Finance Act 2003 - Income Tax Benefit-in-Kind

Section 4 reduces, for the year of assessment 2003 and subsequent years of assessment, the level of the specified interest rate used for determining the benefit-in-kind charge on certain preferential loans made to employees by their employers. The new rates will be 4.5 per cent (reduced from 5 per cent) in the case of mortgage loans and 11 per cent (reduced from 12 per cent) in the case of non-mortgage loans.

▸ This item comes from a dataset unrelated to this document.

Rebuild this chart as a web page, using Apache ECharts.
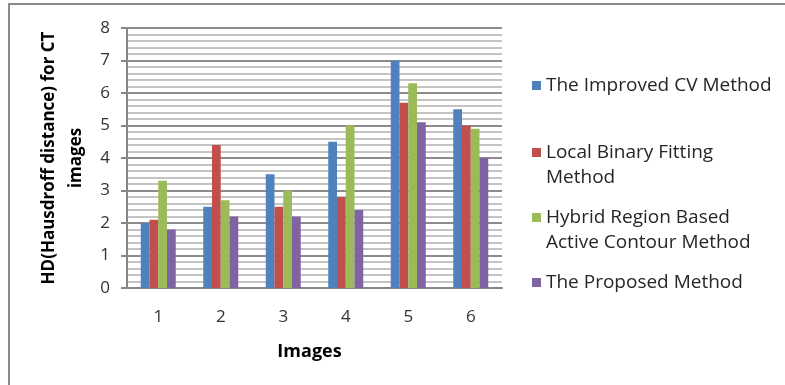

Section 6 together with the Social Welfare Act provides with effect from 1 January 2004 for the direct application of PAYE and PRSI (including the training and health contribution levies) to the many current taxable benefits-in-kind. Under the new arrangements employers will deduct the appropriate PAYE income tax and PRSI from cash remuneration being paid to the employee at the same time as the benefit-in-kind is being provided. Where the cash remuneration is insufficient, the employer will be responsible for any shortfall in the relevant amount of tax. Where this shortfall is not made good by the employee to the employer by the end of the tax year, the tax borne by the employer will be regarded as a taxable benefit of the employee in the following tax year and subject to PAYE and PRSI in the same way as the original benefit.

In order to facilitate the introduction of the new system the existing system of valuing benefits is being changed and simplified as follows:

(1) Under the current system the value of the private use of a company car is determined by reference to a percentage of the Original Market Value (OMV) of the car which depends on whether only the car is supplied or whether the employer also bears running costs and also takes account of the business mileage of the employee. This has the potential for a multiplicity of percentage rates. For the future, this complicated system is being simplified as follows:

Business mileage

Cash equivalent (% of OMV)

15,000 or less

30

15,001 to 20,000

24

20,001 to 25,000

18

25,001 to 30,000

12

over 30,000

6

(2) The cash equivalent of the private use of an employer’s van is being set at 5% of the original market value of the van.

(3) The annual value of the use of an asset, other than premises, is being set at 5% of its market value when first provided by the employer.

Prior to the commencement of the new system the Revenue Commissioners will be making administrative regulations in relation to the timing of deductions and the accounting for such deductions.